**SHORT EXERCISE**: Exactly the lines from the one with "Clone this diagram in TikZ." to the one with "(0,0) rectangle (654,1313);", both included, are to be printed again; leave out the rest.
★ ★ ★ ★ ★
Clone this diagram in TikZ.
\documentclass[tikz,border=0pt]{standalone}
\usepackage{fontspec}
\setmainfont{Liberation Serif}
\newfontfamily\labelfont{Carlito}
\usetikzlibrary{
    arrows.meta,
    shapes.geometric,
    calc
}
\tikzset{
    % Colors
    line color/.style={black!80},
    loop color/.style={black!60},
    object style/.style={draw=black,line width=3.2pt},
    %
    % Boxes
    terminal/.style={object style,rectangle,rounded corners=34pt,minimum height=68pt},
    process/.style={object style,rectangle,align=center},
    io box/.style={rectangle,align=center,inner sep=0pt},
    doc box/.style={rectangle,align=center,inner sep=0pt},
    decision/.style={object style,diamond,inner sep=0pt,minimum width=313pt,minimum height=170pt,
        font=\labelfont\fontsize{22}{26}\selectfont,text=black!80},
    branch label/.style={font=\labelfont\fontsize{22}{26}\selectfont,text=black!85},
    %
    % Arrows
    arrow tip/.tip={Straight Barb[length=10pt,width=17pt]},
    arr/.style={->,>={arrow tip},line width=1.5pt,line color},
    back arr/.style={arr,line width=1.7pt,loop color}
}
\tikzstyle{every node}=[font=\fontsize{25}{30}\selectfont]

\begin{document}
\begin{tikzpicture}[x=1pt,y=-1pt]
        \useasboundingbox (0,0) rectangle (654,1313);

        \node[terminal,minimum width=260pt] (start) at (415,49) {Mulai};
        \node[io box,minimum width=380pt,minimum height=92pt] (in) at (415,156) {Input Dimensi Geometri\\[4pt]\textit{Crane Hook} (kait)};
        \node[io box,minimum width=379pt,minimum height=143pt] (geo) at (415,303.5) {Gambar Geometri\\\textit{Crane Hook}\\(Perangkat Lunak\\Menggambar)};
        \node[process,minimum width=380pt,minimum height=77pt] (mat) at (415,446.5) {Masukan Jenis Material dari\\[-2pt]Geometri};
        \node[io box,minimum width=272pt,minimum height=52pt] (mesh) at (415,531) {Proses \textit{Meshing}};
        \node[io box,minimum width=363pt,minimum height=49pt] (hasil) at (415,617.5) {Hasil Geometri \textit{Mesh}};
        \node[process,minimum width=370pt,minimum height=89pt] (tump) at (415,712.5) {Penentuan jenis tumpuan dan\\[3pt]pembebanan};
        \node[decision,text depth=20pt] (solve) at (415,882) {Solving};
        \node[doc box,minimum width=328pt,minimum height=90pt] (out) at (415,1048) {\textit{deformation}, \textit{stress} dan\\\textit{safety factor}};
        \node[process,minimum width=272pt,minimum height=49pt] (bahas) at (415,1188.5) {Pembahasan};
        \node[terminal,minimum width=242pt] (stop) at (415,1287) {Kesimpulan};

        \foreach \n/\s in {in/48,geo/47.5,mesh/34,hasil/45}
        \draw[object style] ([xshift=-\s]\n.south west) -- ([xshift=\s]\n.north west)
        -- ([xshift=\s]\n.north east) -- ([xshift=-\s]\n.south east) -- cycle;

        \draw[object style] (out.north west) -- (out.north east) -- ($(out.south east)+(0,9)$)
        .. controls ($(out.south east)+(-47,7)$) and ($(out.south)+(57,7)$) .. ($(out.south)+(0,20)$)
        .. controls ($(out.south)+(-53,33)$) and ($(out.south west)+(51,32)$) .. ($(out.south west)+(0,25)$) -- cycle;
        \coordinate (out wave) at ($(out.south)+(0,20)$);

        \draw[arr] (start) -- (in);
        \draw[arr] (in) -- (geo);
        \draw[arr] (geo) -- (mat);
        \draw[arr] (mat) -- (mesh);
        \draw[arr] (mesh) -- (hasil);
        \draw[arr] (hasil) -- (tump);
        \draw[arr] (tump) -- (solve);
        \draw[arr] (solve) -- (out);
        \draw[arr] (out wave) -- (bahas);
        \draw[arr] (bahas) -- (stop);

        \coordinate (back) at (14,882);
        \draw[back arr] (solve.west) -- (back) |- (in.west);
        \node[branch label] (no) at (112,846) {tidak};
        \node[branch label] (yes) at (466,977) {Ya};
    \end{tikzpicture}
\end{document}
★ ★ ★ ★ ★
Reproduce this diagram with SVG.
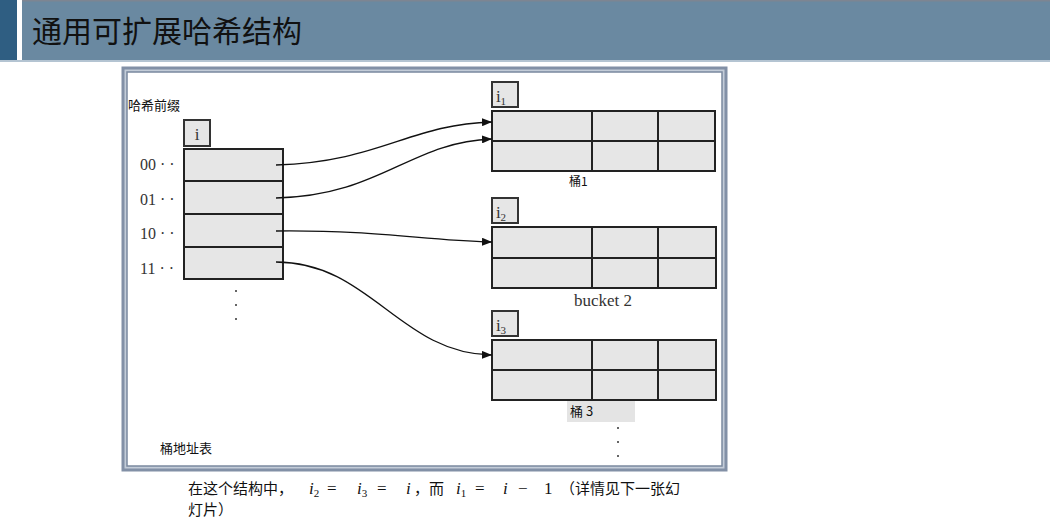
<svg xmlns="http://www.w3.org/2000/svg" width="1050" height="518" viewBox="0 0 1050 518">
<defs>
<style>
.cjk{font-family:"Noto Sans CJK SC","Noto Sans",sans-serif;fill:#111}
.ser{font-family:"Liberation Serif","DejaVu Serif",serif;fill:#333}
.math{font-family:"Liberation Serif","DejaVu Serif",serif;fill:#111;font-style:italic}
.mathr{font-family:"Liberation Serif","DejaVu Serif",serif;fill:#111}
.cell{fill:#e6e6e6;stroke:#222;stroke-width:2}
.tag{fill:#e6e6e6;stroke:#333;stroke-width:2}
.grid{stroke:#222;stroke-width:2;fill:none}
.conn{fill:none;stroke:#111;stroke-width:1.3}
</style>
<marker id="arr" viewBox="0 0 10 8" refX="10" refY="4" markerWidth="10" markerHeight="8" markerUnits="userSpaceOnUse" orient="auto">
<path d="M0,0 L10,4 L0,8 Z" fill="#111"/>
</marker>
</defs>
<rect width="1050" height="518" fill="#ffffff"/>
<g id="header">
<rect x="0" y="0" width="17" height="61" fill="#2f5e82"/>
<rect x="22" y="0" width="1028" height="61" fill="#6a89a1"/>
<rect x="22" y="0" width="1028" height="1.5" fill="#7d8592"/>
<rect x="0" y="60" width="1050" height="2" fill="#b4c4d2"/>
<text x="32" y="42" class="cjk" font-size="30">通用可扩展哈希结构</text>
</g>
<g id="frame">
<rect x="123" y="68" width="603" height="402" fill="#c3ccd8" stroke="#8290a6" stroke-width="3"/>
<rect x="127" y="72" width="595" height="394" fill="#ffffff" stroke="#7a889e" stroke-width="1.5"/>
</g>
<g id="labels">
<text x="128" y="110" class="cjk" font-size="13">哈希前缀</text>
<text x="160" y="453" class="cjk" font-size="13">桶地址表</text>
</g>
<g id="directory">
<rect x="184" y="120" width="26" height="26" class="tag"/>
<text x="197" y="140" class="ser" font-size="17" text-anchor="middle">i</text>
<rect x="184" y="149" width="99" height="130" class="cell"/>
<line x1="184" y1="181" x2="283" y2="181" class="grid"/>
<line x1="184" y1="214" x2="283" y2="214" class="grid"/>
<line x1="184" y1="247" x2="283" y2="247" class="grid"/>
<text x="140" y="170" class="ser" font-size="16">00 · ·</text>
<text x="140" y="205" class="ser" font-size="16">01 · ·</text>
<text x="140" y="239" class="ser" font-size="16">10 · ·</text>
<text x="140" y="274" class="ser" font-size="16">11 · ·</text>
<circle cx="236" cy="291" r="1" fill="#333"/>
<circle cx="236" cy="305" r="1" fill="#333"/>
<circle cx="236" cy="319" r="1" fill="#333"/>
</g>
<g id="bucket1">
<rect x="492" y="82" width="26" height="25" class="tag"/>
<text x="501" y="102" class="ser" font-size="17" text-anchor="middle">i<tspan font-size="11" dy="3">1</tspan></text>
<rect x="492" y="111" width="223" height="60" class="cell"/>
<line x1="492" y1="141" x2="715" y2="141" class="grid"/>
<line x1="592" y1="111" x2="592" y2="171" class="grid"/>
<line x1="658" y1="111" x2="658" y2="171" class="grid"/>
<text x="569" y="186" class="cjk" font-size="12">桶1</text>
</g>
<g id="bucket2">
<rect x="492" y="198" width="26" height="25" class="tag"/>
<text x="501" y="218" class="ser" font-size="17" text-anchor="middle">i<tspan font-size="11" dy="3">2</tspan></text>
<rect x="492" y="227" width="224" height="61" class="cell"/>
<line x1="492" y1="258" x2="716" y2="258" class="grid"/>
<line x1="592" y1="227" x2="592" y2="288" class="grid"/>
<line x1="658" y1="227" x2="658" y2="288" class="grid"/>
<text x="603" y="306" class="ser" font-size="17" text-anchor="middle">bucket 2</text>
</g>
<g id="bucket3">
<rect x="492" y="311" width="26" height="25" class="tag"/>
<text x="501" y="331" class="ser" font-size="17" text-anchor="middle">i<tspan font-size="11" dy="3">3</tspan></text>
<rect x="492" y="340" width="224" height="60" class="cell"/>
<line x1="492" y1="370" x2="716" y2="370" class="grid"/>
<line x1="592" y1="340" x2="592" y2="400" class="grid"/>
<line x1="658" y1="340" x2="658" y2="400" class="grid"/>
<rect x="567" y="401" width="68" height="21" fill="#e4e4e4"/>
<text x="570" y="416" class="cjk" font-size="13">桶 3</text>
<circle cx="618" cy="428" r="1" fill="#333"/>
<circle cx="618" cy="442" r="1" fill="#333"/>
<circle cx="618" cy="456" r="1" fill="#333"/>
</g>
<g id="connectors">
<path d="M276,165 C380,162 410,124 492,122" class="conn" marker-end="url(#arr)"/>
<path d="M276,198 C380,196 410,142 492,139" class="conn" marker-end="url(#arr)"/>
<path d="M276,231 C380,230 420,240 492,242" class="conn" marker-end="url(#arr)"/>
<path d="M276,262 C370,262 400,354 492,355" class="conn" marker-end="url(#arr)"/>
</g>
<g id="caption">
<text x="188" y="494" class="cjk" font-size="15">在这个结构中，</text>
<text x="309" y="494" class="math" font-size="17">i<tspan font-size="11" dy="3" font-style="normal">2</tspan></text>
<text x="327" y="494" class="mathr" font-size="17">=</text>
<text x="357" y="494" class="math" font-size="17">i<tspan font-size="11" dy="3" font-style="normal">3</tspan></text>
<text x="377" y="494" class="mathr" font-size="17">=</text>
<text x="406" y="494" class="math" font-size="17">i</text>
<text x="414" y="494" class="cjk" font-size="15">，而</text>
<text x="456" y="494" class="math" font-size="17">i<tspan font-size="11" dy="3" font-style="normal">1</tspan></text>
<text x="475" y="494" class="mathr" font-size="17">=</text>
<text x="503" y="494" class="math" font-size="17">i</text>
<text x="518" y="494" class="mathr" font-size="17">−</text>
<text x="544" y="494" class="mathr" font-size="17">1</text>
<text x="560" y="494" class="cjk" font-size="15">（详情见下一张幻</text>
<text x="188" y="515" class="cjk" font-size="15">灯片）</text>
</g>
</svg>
★ ★ ★ ★ ★
**RESULT OF THE EXERCISE**:
Clone this diagram in TikZ.
\documentclass[tikz,border=0pt]{standalone}
\usepackage{fontspec}
\setmainfont{Liberation Serif}
\newfontfamily\labelfont{Carlito}
\usetikzlibrary{
    arrows.meta,
    shapes.geometric,
    calc
}
\tikzset{
    % Colors
    line color/.style={black!80},
    loop color/.style={black!60},
    object style/.style={draw=black,line width=3.2pt},
    %
    % Boxes
    terminal/.style={object style,rectangle,rounded corners=34pt,minimum height=68pt},
    process/.style={object style,rectangle,align=center},
    io box/.style={rectangle,align=center,inner sep=0pt},
    doc box/.style={rectangle,align=center,inner sep=0pt},
    decision/.style={object style,diamond,inner sep=0pt,minimum width=313pt,minimum height=170pt,
        font=\labelfont\fontsize{22}{26}\selectfont,text=black!80},
    branch label/.style={font=\labelfont\fontsize{22}{26}\selectfont,text=black!85},
    %
    % Arrows
    arrow tip/.tip={Straight Barb[length=10pt,width=17pt]},
    arr/.style={->,>={arrow tip},line width=1.5pt,line color},
    back arr/.style={arr,line width=1.7pt,loop color}
}
\tikzstyle{every node}=[font=\fontsize{25}{30}\selectfont]

\begin{document}
\begin{tikzpicture}[x=1pt,y=-1pt]
        \useasboundingbox (0,0) rectangle (654,1313);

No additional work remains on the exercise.